Nexela: as long as you don't use #WAIT for #WAITFOR (or any other command that is added to control the thread), then it will still work the same way as the current version. In other words, triggers still wait for themselves to finish before going to the next trigger (unless the trigger thread is suspended for some reason).

So yes, if you put #WAIT in Trigger A, then Trigger B is going to run before Trigger A is finished. This is usually how you want it to work. You never want a long wait in one trigger to stop all processing in all other triggers too...that just causes horrible lag.

Over time, I expect I'll add some features to allow synchronization. Most threading systems offer these kinds of features. Using some sort of synchronization commands, you could write Trigger B so that it waits for Trigger A to finish, even if Trigger A has a WAIT command in it. I just need to figure out what sort of syntax I want to use for that.

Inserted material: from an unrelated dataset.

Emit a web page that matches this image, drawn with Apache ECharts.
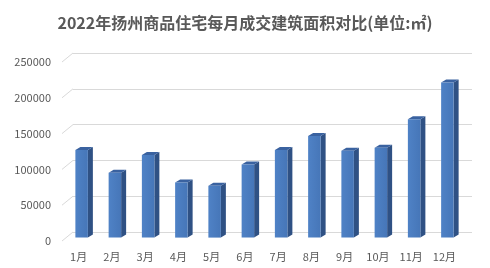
<!DOCTYPE html>
<html>
<head>
<meta charset="utf-8">
<script src="https://cdn.jsdelivr.net/npm/echarts@6/dist/echarts.min.js"></script>
<style>html,body{margin:0;padding:0;background:#fff;}#c{width:490px;height:268px;}</style>
</head>
<body>
<div id="c"></div>
<script>
var categories = ['1月','2月','3月','4月','5月','6月','7月','8月','9月','10月','11月','12月'];
var areaValues = [122200, 90400, 115200, 77000, 72300, 102200, 122200, 141800, 121300, 125500, 165200, 216500];
var yTicks = [0, 50000, 100000, 150000, 200000, 250000];
var titleText = '2022年扬州商品住宅每月成交建筑面积对比(单位:㎡)';

var FONT = '"Noto Sans CJK SC", "Microsoft YaHei", sans-serif';
var floorDX = -11, floorDY = 9;
var barDX = -8, barDY = 5.6;
var depthX = 5, depthY = -3;
var barW = 12.5;

var chart = echarts.init(document.getElementById('c'), null, {renderer: 'canvas'});
chart.setOption({
  backgroundColor: '#fff',
  animation: false,
  title: {
    text: titleText, left: 'center', top: 10,
    textStyle: {fontFamily: FONT, fontSize: 16, fontWeight: 'bold', color: '#595959'}
  },
  grid: [
    {left: 73, right: 18, top: 53, bottom: 36},
    {left: 62, right: 29, top: 62, bottom: 27}
  ],
  xAxis: [
    {type: 'category', data: categories, gridIndex: 0, show: false},
    {type: 'category', data: categories, gridIndex: 1,
     axisLine: {show: false}, axisTick: {show: false},
     axisLabel: {fontFamily: FONT, fontSize: 11, color: '#595959', margin: 10}}
  ],
  yAxis: [
    {type: 'value', gridIndex: 0, min: 0, max: 250000, interval: 50000,
     axisLine: {show: false}, axisTick: {show: false}, axisLabel: {show: false},
     splitLine: {lineStyle: {color: '#d9d9d9', width: 1}}},
    {type: 'value', gridIndex: 1, min: 0, max: 250000, interval: 50000,
     axisLine: {show: false}, axisTick: {show: false}, splitLine: {show: false},
     axisLabel: {fontFamily: FONT, fontSize: 11, color: '#595959', margin: 11,
                 formatter: function (v) { return String(v); }}}
  ],
  series: [
    {
      type: 'custom', xAxisIndex: 0, yAxisIndex: 0, silent: true, z: 1,
      data: yTicks.map(function (t) { return [0, t]; }),
      renderItem: function (params, api) {
        var y = api.coord([0, api.value(1)])[1];
        var x0 = params.coordSys.x;
        return {type: 'line', shape: {x1: x0, y1: y, x2: x0 + floorDX, y2: y + floorDY},
                style: {stroke: '#d9d9d9', lineWidth: 1}};
      }
    },
    {
      type: 'custom', xAxisIndex: 0, yAxisIndex: 0, silent: true, z: 2,
      data: areaValues.map(function (v, i) { return [i, v]; }),
      renderItem: function (params, api) {
        var top = api.coord([api.value(0), api.value(1)]);
        var bot = api.coord([api.value(0), 0]);
        var cx = top[0] + barDX;
        var x1 = cx - barW / 2, x2 = cx + barW / 2;
        var yt = top[1] + barDY, yb = bot[1] + barDY;
        return {
          type: 'group',
          children: [
            {type: 'polygon', shape: {points: [[x2, yt], [x2 + depthX, yt + depthY], [x2 + depthX, yb + depthY], [x2, yb]]},
             style: {fill: '#2f5184'}},
            {type: 'polygon', shape: {points: [[x1, yt], [x1 + depthX, yt + depthY], [x2 + depthX, yt + depthY], [x2, yt]]},
             style: {fill: '#3a62a0'}},
            {type: 'rect', shape: {x: x1, y: yt, width: barW, height: yb - yt},
             style: {fill: new echarts.graphic.LinearGradient(0, 0, 1, 0, [
               {offset: 0, color: '#4f82c6'}, {offset: 1, color: '#4676b8'}])}}
          ]
        };
      }
    }
  ]
});
</script>
</body>
</html>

Since my last post, I went ahead and added some other commands:
#THREAD name
When the #THREAD command is given an argument, this becomes the "name" of the thread (instead of just having a unique number for the thread)
#SUSPEND name
In addition to suspending alarm triggers, this command also now looks for a thread of the specified name and will suspend the thread
#RESUME name
In addition to resuming alarm triggers, this command also now looks for a thread of the specified name and will resume that thread (if it was suspended)
#STOP name
When an argument is given to the #STOP command, the thread that matches the name is terminated. If no argument is given, then it stops the current speedwalk as normal

If anyone has ideas on the command names to use for synchronizing threads, let me know.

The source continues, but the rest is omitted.